#### Objective
Quote word for word the lines below, beginning with the first and ending with the one that has "(0,0) rectangle (1630,1025);". Drop the pictures.

#### Information shown

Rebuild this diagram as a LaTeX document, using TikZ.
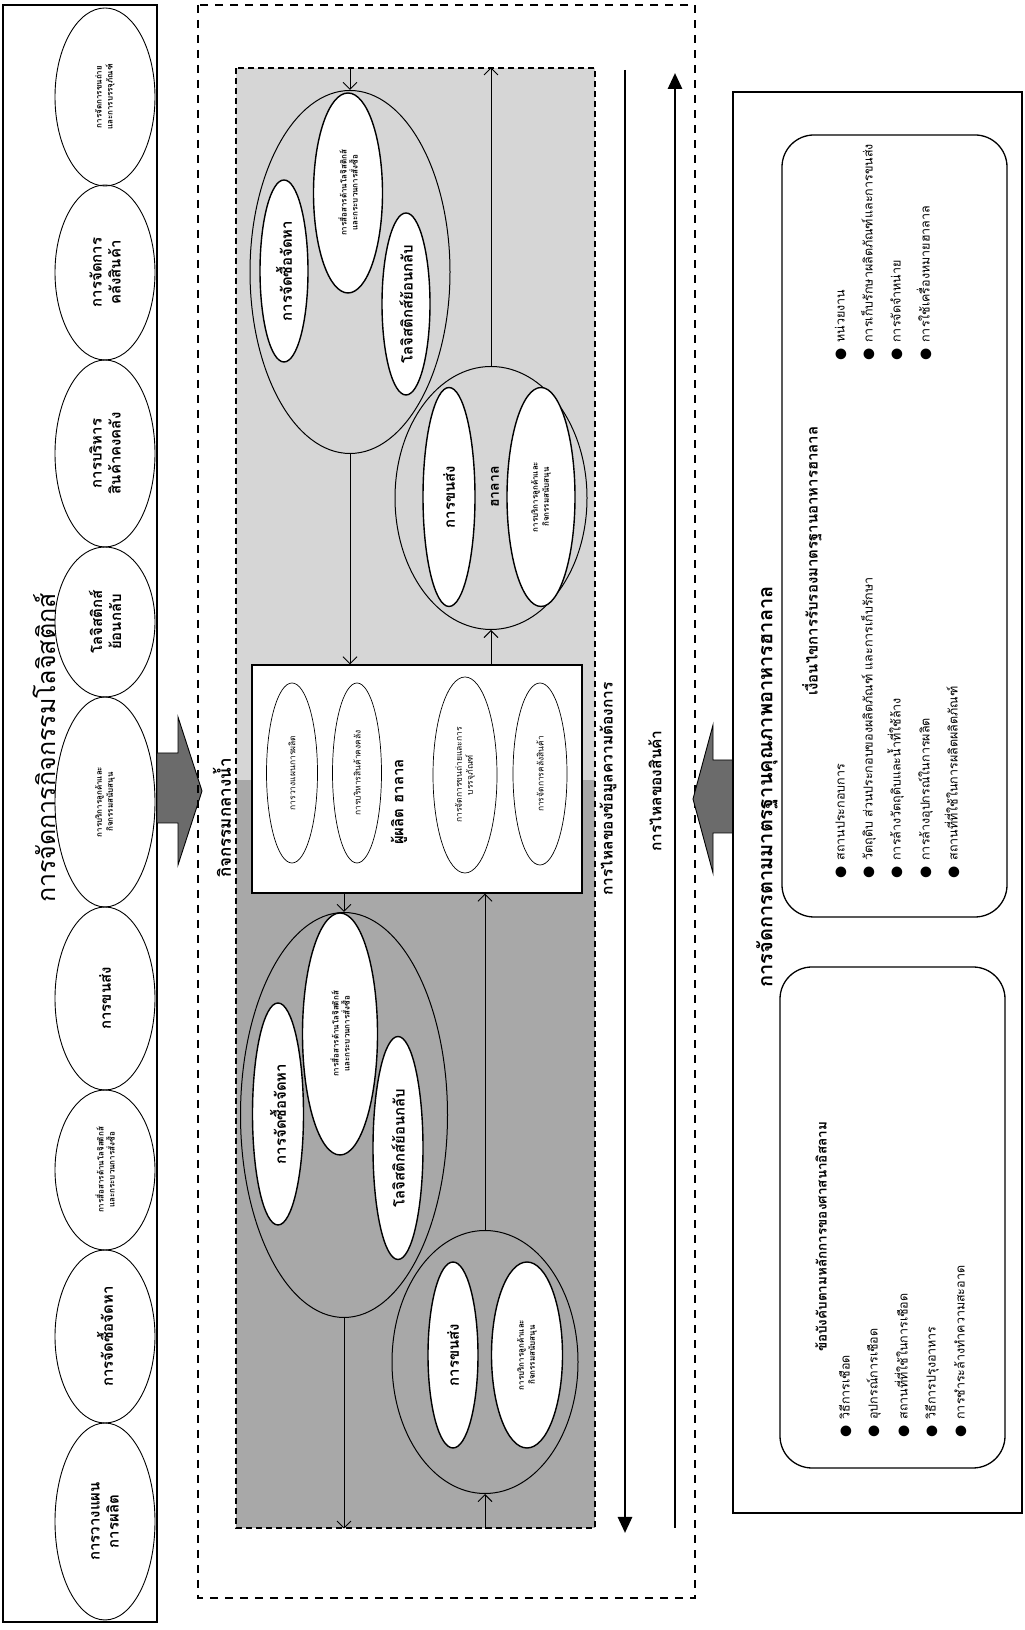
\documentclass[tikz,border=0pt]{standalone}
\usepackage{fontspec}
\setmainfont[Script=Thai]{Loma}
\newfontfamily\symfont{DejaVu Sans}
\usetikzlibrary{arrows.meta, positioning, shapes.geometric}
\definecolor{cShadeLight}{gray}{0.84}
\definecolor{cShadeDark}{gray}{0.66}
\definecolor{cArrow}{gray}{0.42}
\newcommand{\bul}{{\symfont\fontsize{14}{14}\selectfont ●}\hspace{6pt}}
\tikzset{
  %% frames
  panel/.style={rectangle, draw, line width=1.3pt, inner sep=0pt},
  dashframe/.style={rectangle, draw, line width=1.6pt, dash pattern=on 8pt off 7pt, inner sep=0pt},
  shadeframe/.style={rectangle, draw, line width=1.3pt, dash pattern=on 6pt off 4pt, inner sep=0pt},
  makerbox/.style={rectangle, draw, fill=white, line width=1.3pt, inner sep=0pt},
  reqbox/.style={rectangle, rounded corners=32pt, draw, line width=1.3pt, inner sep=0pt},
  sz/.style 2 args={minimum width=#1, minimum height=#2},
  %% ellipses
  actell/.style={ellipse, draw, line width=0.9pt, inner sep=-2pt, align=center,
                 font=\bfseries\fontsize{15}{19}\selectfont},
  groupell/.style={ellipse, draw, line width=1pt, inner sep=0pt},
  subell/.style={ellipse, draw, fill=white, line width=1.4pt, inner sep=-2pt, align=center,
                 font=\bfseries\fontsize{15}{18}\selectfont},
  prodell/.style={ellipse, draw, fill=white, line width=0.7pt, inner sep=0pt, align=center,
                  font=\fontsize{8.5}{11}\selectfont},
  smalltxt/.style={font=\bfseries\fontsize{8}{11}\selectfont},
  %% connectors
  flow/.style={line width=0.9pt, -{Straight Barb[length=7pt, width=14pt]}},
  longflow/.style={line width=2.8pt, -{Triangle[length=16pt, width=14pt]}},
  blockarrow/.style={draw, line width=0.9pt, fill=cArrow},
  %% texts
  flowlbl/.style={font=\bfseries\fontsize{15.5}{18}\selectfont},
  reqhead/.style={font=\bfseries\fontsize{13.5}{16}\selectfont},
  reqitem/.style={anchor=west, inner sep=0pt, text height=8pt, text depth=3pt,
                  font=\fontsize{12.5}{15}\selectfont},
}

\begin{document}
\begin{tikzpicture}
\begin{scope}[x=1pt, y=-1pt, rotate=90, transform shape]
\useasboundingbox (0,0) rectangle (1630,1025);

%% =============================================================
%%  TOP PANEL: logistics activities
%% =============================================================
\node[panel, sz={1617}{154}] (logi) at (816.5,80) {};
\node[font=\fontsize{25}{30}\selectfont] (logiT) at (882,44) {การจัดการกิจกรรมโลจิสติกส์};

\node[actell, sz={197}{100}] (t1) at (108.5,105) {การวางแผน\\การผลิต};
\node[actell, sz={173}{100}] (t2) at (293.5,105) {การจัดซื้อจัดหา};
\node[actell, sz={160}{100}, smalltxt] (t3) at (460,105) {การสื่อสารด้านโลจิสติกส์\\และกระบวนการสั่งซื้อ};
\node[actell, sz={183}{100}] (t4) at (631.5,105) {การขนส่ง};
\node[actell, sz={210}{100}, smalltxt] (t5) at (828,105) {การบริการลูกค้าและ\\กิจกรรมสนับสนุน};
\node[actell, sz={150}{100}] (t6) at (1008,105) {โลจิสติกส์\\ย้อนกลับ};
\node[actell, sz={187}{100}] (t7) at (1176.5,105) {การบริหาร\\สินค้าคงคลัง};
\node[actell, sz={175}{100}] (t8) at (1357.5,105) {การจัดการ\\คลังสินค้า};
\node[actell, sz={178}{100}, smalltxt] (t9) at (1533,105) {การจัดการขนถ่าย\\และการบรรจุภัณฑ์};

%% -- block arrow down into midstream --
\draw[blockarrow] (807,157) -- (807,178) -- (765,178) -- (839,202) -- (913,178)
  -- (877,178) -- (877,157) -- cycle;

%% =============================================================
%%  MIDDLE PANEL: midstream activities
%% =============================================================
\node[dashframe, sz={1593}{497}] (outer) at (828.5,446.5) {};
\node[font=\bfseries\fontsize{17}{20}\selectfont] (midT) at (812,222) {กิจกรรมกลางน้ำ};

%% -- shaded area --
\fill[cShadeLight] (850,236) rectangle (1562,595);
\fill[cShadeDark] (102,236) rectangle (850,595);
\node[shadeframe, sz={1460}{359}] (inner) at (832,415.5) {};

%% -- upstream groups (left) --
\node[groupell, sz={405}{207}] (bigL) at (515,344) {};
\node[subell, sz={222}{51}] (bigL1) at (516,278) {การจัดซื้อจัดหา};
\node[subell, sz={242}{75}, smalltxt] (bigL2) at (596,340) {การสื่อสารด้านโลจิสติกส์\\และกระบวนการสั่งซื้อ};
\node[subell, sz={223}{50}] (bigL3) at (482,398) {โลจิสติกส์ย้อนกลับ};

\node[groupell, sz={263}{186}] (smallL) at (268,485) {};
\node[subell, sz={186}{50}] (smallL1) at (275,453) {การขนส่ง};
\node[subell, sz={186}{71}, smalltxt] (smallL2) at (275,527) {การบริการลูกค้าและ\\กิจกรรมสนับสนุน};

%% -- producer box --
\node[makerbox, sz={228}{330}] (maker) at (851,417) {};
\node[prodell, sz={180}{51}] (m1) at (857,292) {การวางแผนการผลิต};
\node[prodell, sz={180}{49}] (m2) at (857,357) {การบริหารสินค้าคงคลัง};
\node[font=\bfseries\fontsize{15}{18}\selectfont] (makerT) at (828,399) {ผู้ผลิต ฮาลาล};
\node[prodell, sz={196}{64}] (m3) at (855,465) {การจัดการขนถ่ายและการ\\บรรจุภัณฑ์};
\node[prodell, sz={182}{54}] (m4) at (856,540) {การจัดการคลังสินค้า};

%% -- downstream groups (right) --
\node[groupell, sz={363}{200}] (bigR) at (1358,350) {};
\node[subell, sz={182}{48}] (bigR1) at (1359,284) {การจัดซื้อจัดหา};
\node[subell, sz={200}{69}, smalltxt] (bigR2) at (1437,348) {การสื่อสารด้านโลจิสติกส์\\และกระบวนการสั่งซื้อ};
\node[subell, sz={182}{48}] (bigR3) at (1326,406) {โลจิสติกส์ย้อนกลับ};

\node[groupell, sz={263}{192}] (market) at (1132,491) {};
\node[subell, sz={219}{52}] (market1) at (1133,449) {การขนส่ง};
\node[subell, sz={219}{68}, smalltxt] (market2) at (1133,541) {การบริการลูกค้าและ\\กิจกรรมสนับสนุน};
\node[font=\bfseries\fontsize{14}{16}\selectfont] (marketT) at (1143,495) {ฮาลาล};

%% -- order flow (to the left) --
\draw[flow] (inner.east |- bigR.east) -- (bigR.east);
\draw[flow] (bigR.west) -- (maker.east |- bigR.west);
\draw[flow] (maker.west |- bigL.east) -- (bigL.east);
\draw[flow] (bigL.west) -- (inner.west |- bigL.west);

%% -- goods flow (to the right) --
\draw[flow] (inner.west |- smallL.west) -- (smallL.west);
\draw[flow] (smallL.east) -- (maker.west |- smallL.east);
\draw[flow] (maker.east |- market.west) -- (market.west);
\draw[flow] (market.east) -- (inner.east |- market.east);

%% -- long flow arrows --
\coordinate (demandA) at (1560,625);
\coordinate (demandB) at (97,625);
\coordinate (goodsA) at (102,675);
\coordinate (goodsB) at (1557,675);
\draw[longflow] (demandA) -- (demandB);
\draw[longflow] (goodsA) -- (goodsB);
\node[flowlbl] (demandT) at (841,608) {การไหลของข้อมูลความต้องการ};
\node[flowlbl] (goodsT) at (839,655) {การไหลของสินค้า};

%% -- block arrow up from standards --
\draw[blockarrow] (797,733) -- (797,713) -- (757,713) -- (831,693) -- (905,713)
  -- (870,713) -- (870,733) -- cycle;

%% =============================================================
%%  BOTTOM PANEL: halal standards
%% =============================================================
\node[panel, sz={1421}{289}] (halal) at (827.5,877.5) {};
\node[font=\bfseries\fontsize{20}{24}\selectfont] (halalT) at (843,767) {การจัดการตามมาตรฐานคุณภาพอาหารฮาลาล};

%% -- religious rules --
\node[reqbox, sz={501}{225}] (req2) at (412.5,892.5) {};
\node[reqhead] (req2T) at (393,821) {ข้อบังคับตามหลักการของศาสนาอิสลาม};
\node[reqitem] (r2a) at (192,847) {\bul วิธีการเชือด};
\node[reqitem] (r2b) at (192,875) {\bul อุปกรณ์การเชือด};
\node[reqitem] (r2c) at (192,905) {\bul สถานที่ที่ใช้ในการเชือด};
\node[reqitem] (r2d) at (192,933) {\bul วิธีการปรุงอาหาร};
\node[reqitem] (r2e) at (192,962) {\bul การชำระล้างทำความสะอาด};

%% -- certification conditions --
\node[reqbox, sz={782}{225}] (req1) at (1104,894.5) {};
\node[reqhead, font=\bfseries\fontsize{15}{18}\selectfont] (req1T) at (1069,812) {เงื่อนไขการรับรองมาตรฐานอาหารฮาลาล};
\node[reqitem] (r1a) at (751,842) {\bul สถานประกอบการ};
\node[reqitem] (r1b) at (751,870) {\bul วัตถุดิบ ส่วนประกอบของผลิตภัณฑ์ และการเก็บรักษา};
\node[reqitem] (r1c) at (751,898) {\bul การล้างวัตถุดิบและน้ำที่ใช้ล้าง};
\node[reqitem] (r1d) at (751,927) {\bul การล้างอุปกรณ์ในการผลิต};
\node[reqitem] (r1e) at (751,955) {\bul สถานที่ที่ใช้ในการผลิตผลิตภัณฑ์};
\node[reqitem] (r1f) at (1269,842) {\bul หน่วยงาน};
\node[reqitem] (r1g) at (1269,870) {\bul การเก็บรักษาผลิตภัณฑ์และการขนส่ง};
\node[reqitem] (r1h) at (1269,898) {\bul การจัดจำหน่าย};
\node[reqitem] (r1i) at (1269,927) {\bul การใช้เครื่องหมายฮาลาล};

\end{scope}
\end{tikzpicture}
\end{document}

#### Exercise answer
Rebuild this diagram as a LaTeX document, using TikZ.
\documentclass[tikz,border=0pt]{standalone}
\usepackage{fontspec}
\setmainfont[Script=Thai]{Loma}
\newfontfamily\symfont{DejaVu Sans}
\usetikzlibrary{arrows.meta, positioning, shapes.geometric}
\definecolor{cShadeLight}{gray}{0.84}
\definecolor{cShadeDark}{gray}{0.66}
\definecolor{cArrow}{gray}{0.42}
\newcommand{\bul}{{\symfont\fontsize{14}{14}\selectfont ●}\hspace{6pt}}
\tikzset{
  %% frames
  panel/.style={rectangle, draw, line width=1.3pt, inner sep=0pt},
  dashframe/.style={rectangle, draw, line width=1.6pt, dash pattern=on 8pt off 7pt, inner sep=0pt},
  shadeframe/.style={rectangle, draw, line width=1.3pt, dash pattern=on 6pt off 4pt, inner sep=0pt},
  makerbox/.style={rectangle, draw, fill=white, line width=1.3pt, inner sep=0pt},
  reqbox/.style={rectangle, rounded corners=32pt, draw, line width=1.3pt, inner sep=0pt},
  sz/.style 2 args={minimum width=#1, minimum height=#2},
  %% ellipses
  actell/.style={ellipse, draw, line width=0.9pt, inner sep=-2pt, align=center,
                 font=\bfseries\fontsize{15}{19}\selectfont},
  groupell/.style={ellipse, draw, line width=1pt, inner sep=0pt},
  subell/.style={ellipse, draw, fill=white, line width=1.4pt, inner sep=-2pt, align=center,
                 font=\bfseries\fontsize{15}{18}\selectfont},
  prodell/.style={ellipse, draw, fill=white, line width=0.7pt, inner sep=0pt, align=center,
                  font=\fontsize{8.5}{11}\selectfont},
  smalltxt/.style={font=\bfseries\fontsize{8}{11}\selectfont},
  %% connectors
  flow/.style={line width=0.9pt, -{Straight Barb[length=7pt, width=14pt]}},
  longflow/.style={line width=2.8pt, -{Triangle[length=16pt, width=14pt]}},
  blockarrow/.style={draw, line width=0.9pt, fill=cArrow},
  %% texts
  flowlbl/.style={font=\bfseries\fontsize{15.5}{18}\selectfont},
  reqhead/.style={font=\bfseries\fontsize{13.5}{16}\selectfont},
  reqitem/.style={anchor=west, inner sep=0pt, text height=8pt, text depth=3pt,
                  font=\fontsize{12.5}{15}\selectfont},
}

\begin{document}
\begin{tikzpicture}
\begin{scope}[x=1pt, y=-1pt, rotate=90, transform shape]
\useasboundingbox (0,0) rectangle (1630,1025);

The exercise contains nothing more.